Certes, il était risqué de laisser se
développer une situation qui aurait pu s’avérer dangereuse à terme pour la
sécurité européenne. Certes, la dimension humanitaire appelait une
intervention. Pour autant, il est notoire, au moins chez les stratèges,
qu’aucune opération militaire digne de ce nom ne peut être menée sans une
définition préalable claire des objectifs à atteindre à partir desquels sera
défini l’effet final recherché et la stratégie adéquate. En définitive, l’intervention
en Yougoslavie a reposé sur des considérations politiques bien plus que
sécuritaires, sans buts précis ni plan d’action.
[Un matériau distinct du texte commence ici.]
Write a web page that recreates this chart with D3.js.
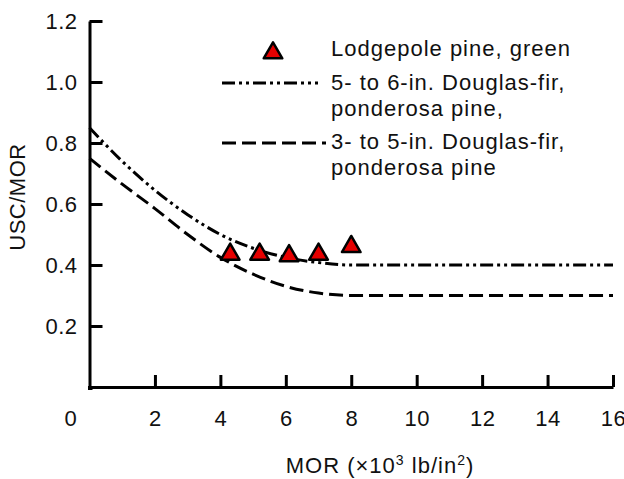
<!DOCTYPE html>
<html>
<head>
<meta charset="utf-8">
<script src="https://cdn.jsdelivr.net/npm/d3@7"></script>
<style>
  body { margin: 0; background: #fff; }
  text { font-family: Arial, "Liberation Sans", sans-serif; fill: #111; }
</style>
</head>
<body>
<div id="chart"></div>
<script>
// data
var xTicks = [2, 4, 6, 8, 10, 12, 14, 16];
var yTicks = [0.2, 0.4, 0.6, 0.8, 1.0, 1.2];

var pineX = [4.3, 5.2, 6.1, 7.0, 8.0];
var pineY = [0.435, 0.435, 0.43, 0.435, 0.46];

var curveX = [0, 1, 2, 3, 4, 5, 6, 7, 8, 16];
var bigFirY = [0.85, 0.74, 0.645, 0.565, 0.50, 0.455, 0.425, 0.408, 0.40, 0.40];
var smallFirY = [0.75, 0.665, 0.585, 0.50, 0.425, 0.37, 0.33, 0.308, 0.30, 0.30];

var legendLabels = [
    ["Lodgepole pine, green"],
    ["5- to 6-in. Douglas-fir,", "ponderosa pine,"],
    ["3- to 5-in. Douglas-fir,", "ponderosa pine"]
];

var width = 624, height = 479;

var svg = d3.select("#chart")
    .append("svg")
    .attr("width", width)
    .attr("height", height);

var x = d3.scaleLinear().domain([0, 16]).range([89.5, 613]);
var y = d3.scaleLinear().domain([0, 1.2]).range([387, 21]);

// y axis, ticks pointing inward
var yAxis = svg.append("g")
    .attr("transform", "translate(" + x(0) + ",0)")
    .call(d3.axisLeft(y).tickValues(yTicks).tickSizeInner(-13).tickSizeOuter(0)
        .tickPadding(12).tickFormat(d3.format(".1f")));

// x axis, ticks pointing up
var xAxis = svg.append("g")
    .attr("transform", "translate(0," + y(0) + ")")
    .call(d3.axisBottom(x).tickValues(xTicks).tickSizeInner(-12).tickSizeOuter(0)
        .tickPadding(23));

[yAxis, xAxis].forEach(function (g) {
    g.select(".domain").style("stroke", "#000").style("stroke-width", "3px");
    g.selectAll(".tick line").style("stroke", "#000").style("stroke-width", "3px");
    g.selectAll(".tick text")
        .style("font-size", "22px")
        .style("font-family", "Arial, 'Liberation Sans', sans-serif")
        .style("letter-spacing", "0.5px")
        .attr("fill", "#111");
});
// close the corner of the two axes
svg.append("path")
    .attr("d", "M" + x(0) + "," + (y(0) - 1) + "V" + (y(0) + 1.5) + "H" + (x(0) + 3))
    .style("stroke", "#000").style("stroke-width", "3px").attr("fill", "none");

// origin label sits left of the axis
svg.append("text")
    .attr("x", x(0) - 19)
    .attr("y", 426)
    .attr("text-anchor", "middle")
    .style("font-size", "22px")
    .text("0");

// axis titles
svg.append("text")
    .attr("transform", "translate(25,197) rotate(-90)")
    .attr("text-anchor", "middle")
    .style("font-size", "22px")
    .style("letter-spacing", "0.5px")
    .text("USC/MOR");

var xTitle = svg.append("text")
    .attr("x", 380)
    .attr("y", 473)
    .attr("text-anchor", "middle")
    .style("font-size", "22px")
    .style("letter-spacing", "1px");
xTitle.append("tspan").text("MOR (\u00d710");
xTitle.append("tspan").attr("dy", -8).style("font-size", "14px").text("3");
xTitle.append("tspan").attr("dy", 8).text(" lb/in");
xTitle.append("tspan").attr("dy", -8).style("font-size", "14px").text("2");
xTitle.append("tspan").attr("dy", 8).text(")");

// curves
var dashDotDot = "13,4,3,4,3,4";
var dashed = "14,6";

var line = d3.line()
    .x(function (d) { return x(d[0]); })
    .y(function (d) { return y(d[1]); })
    .curve(d3.curveMonotoneX);

svg.append("path")
    .datum(d3.zip(curveX, bigFirY))
    .attr("d", line)
    .attr("fill", "none")
    .attr("stroke", "#000")
    .attr("stroke-width", 3)
    .attr("stroke-dasharray", dashDotDot);

svg.append("path")
    .datum(d3.zip(curveX, smallFirY))
    .attr("d", line)
    .attr("fill", "none")
    .attr("stroke", "#000")
    .attr("stroke-width", 3)
    .attr("stroke-dasharray", dashed);

// triangles
var tri = d3.symbol().type(d3.symbolTriangle).size(150);

svg.selectAll(".pine")
    .data(d3.zip(pineX, pineY))
    .enter()
    .append("path")
    .attr("class", "pine")
    .attr("transform", function (d) {
        return "translate(" + x(d[0]) + "," + y(d[1]) + ")";
    })
    .attr("d", tri)
    .attr("fill", "#e60000")
    .attr("stroke", "#000")
    .attr("stroke-width", 2.5)
    .attr("stroke-linejoin", "round");

// legend
svg.append("path")
    .attr("transform", "translate(273,53)")
    .attr("d", tri)
    .attr("fill", "#e60000")
    .attr("stroke", "#000")
    .attr("stroke-width", 2.5)
    .attr("stroke-linejoin", "round");

svg.append("line")
    .attr("x1", 222).attr("x2", 318).attr("y1", 83).attr("y2", 83)
    .attr("stroke", "#000").attr("stroke-width", 3)
    .attr("stroke-dasharray", dashDotDot);

svg.append("line")
    .attr("x1", 222).attr("x2", 326).attr("y1", 143).attr("y2", 143)
    .attr("stroke", "#000").attr("stroke-width", 3)
    .attr("stroke-dasharray", dashed);

var legendBaselines = [[56], [90, 116], [149, 175]];

legendLabels.forEach(function (lines, i) {
    lines.forEach(function (t, j) {
        svg.append("text")
            .attr("x", 331)
            .attr("y", legendBaselines[i][j])
            .style("font-size", "22px")
            .style("letter-spacing", "1px")
            .text(t);
    });
});
</script>
</body>
</html>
Le cas n’est pas isolé et se
retrouve en Afghanistan, abandonné à son triste sort après 14 ans d’un conflit
vain et meurtrier ; en Lybie, dont les ravages de l’intervention
françaises ne cessent de déstabiliser la région ; au Mali, où
Barkhane s’enlise sans rien régler ; ou encore en Syrie, qui pâtira encore
longtemps des rivalités internationales et d’une guerre qui, si elle a détruit
des vies, n’a pas éradiqué l’idéologie terroriste.
* *
*
Alors que le monde jette un œil rapide
sur la condamnation du général serbe Ratko Mladić à la prison à perpétuité par le TPIY, la monographie
d’Ancel vient nous rappeler avec force, justesse et humilité, que la France a
sa part de responsabilité. Que, dans une guerre, les intentions ne sont pas
toujours aussi claires qu’on le prétend. Que, contrairement au manichéisme cher
à certains démagogues, la dichotomie bien/mal est loin d’être évidente.
Vent glacial sur
Sarajevo n’est pas
un simple témoignage. C’est un livre nécessaire, qui prouve que certains de nos
militaires, bien que toujours trop peu nombreux, pensent et s’interrogent.
Guillaume Ancel s’inscrit ainsi dans la lignée de ces rares officiers qui ont
fait le choix de dire les choses, de susciter le débat, de parler contre un
conformisme sclérosant. Certes, cet ouvrage saura susciter quelques salves
rageuses et vengeresses venant des aficionados de la grande muette et de
l’obéissance passive, mais il ne manquera pas de lancer et d’alimenter un débat
indispensable, tant à la survie des armées françaises qu’à une démocratie qui
se délite.
[1] Sur l’intervention en
Afghanistan, voir notamment la partie 3 de Emmanuel Goffi, Le sacrifice suprême, une approche critique de la
construction d’un mythe : les officiers français et la mort pro patria dans le contexte du conflit en Afghanistan, thèse de doctorat sous la direction d’Arile Colonomos, soutenue à l’Institut
d’études politiques de Paris, le 9 décembre 2015.
Guillaume ANCEL, Vent glacial sur Sarajevo, Paris, Les Belles Lettres, 2017 (223 pp.)